Over more than a decade, NMDOT has urged the Village to take responsibility for Corrales Road on the grounds that it doesn’t really fit within the state highway system any longer. Each time the matter has come up, Village officials have resisted for a variety of reasons. One of those is the high cost of maintaining the road. So in preliminary talks, Village officials have insisted that NMDOT would have to transfer ownership only after the road has been throughly updated and improved. (See Corrales Comment Vol.XXXIX No.17 November 21, 2020 “Finally Time Now To Take Over Corrales Road?”)

Curry said last fall he expected to move ahead on talks with NMDOT on that possibility “sometime within the next 90 days, depending on what their schedule will allow, where they come in and talk about all the details and ramifications involved in us taking over Corrales Road.” As in most previous municipal elections here, candidates were asked to explain their position on the Village taking over Corrales Road. In nearly every case, they expressed reservation about possible maintenance costs and liability.

Elected to the council in March 2020, Zach Burkett said he was open to the prospect of Village government taking over Corrales Road, “but my biggest concern is maintenance on the road.” On the other hand, he noted that Loma Larga and other municipal roads receive funding from the state highway department. Then-candidate Stu Murray, also elected in March, said he thought it would be a bad idea to take ownership of Corrales Road. “It will take millions of dollars just to re-pave it as it is now.”
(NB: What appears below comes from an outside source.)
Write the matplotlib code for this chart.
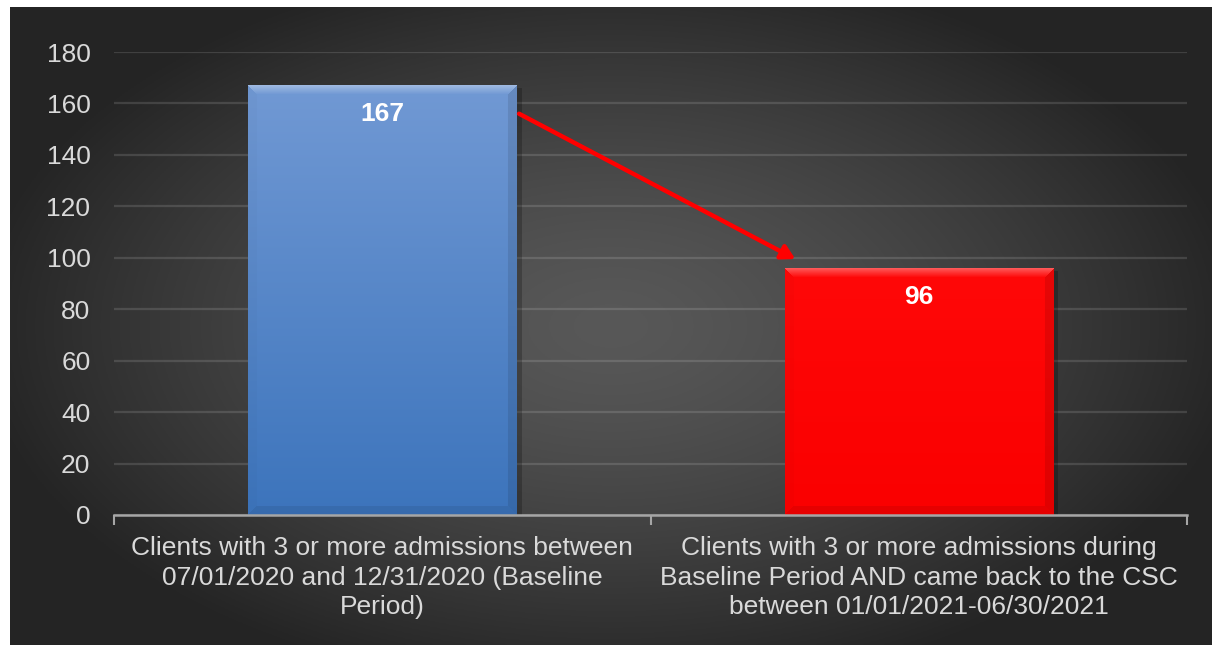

For years, the prospect was clouded by NMDOT’s uncertainty over what it actually owned along Corrales Road. For decades, highway officials had said the department generally did not claim any right-of-way in Corrales beyond the edge of the pavement. That might have been true for much of the distance, since it was basically a common-use farm-to-market road which at some point the highway department agreed to pave and maintain —without formally acquiring right-of-way.

Finally about ten years ago, NMDOT contracted for a definitive property line survey along the entire length of Corrales Road and concluded that it did, indeed, own varying widths of road shoulder along most of it.